Reports of mugging at gunpoint and lapses in security at the 2018 Global Citizen Festival in Johannesburg underscore the very issues of scarcity and social instability that Global Citizens wants to address.
More than 75,000 people attended Sunday's concert, with millions of viewers in over 180 countries watching the broadcasted performances. The event, held at the FNB Stadium outside the township of Soweto, was headlined by major draws such as Beyoncé, Jay-Z, Usher, Pharrell, and Ed Sheeran, with attendees including Oprah Winfrey, Dave Chappelle, and Tyler Perry. Soweta-born Trevor Noah hosted the evening, commending the crowd's enthusiasm, the nobility of the cause, and the impressive size of donations.
The festival, themed as "Mandela 100," raised $7.2 billion over the weekend, spotlighting South Africa in a celebration of what would have been Nelson Mandela's 100th birthday. Pledges far surpassed the goal of $1 billion, with sizable commitments from the likes of World Bank, Cisco, Vodacom, and the government of South Africa. The funds are to be dedicated to Global Citizen Projects' goal of eliminating extreme poverty by 2030. According to the organization's website, "Global Citizens learn about the systemic causes of extreme poverty, take action on those issues, and earn rewards for their actions — as part of a global community committed to lasting change." Among the "rewards" mentioned are free tickets to attend the annual festival, which accounted for most of the thousands in attendance.
Yet reported flaws in the festival's security and notable absences of South African politicians at such a politically-charged (and highly publicized) fundraiser highlight crucial pitfalls to addressing poverty with crowd-drawing celebrities and big money companies.
On Wednesday Police Minister Bheki Cele acknowledged that 50 case reports were filed and 15 arrests were made after "unforeseen circumstances" resulted in a lack of police after the festival.

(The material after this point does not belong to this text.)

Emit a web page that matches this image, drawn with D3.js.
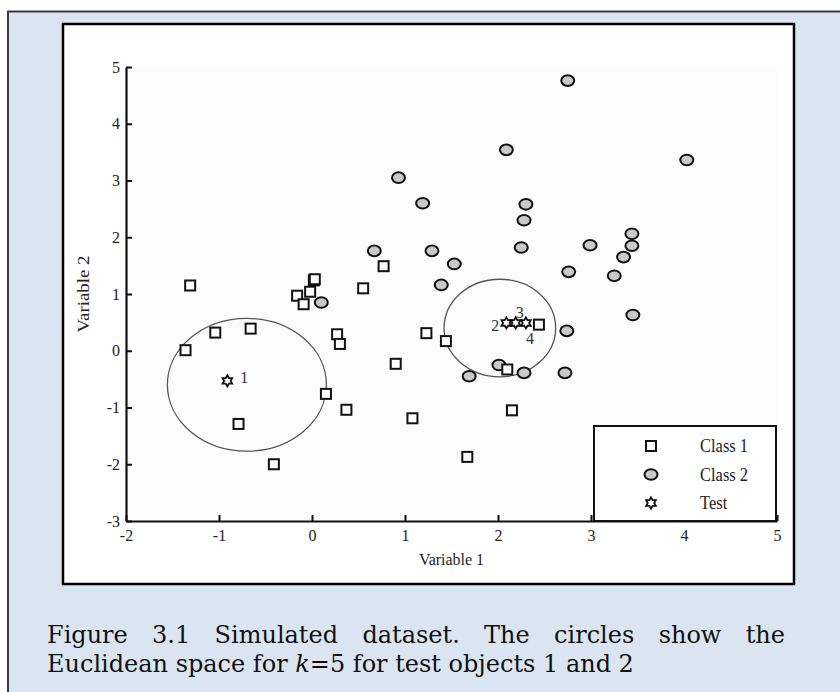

A "total collapse" of traffic management scattered festival-goers across the streets of Johannesburg in search of Ubers and taxis. Dozens of people who flocked to a garage near the stadium reported being mugged at gun- and knife-point. Many shared their fear and outrage on Twitter.
One user posted in real time as their group was ostensibly waiting for a ride at the garage and fearing for their safety. The user referred to "tsotsis," roughly South African slang for "thugs," mugging and taunting the attendees.

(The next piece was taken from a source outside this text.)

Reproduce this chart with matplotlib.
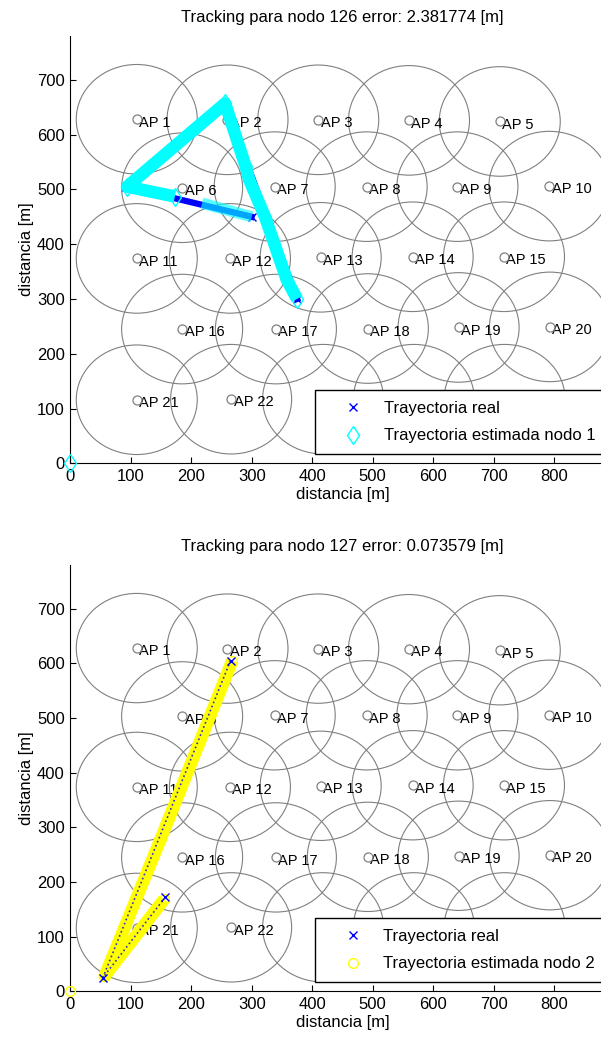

With 58 heads of state attending the event, the police reportedly congregated close to the stadium but left the area immediately after the concert ended, which is against standard protocol. While Johannesburg is not as notorious for crime as it was during the shameful era of apartheid, law and order are still struggling to find ground in a country where 14 million South Africans live in extreme poverty, surviving on less than $1.25 a day. As of September 2018, nearly one-third of South Africans are unemployed, with low economic growth having economists concerned for the country's future.
At one point in the evening, Trevor Noah commented, "Today, we demand that our world leaders do more, and we must do it now. Because if we fail to act, all the signs indicate that extreme poverty will not be solved by 2030 and, in many places, it will get worse."
CCTV footage of disturbances at Sasol garage, JohannesburgThe South African
Throughout the night, spokespeople for corporations graced the stage to announce their donations. President of South Africa Cyril Ramaphosa addressed the crowd, "Today, by your mere presence here, you have declared that poverty is a stain on the conscience of humanity, and we must all work together to end poverty." However, critics have noted that no other representatives of the South African government were in attendance to reaffirm commitments to reform the country's internal instability.
Nonetheless, by the end of the festival, major conglomerates and allied African governments pledged billions of dollars to reform South Africa's education system, fund land reform and women-owned businesses, and combat gender-based violence and HIV rates. But as the South African newspaper Daily Maverick points out:
"Even if all the money goes to the causes for which it is intended…it is still a stark indictment of South African governance that the fulfilling of its citizens' most basic needs should be effectively outsourced to foreign governments and transnational mega-corporations—the latter not known for condition-free benevolence—24 years after democracy."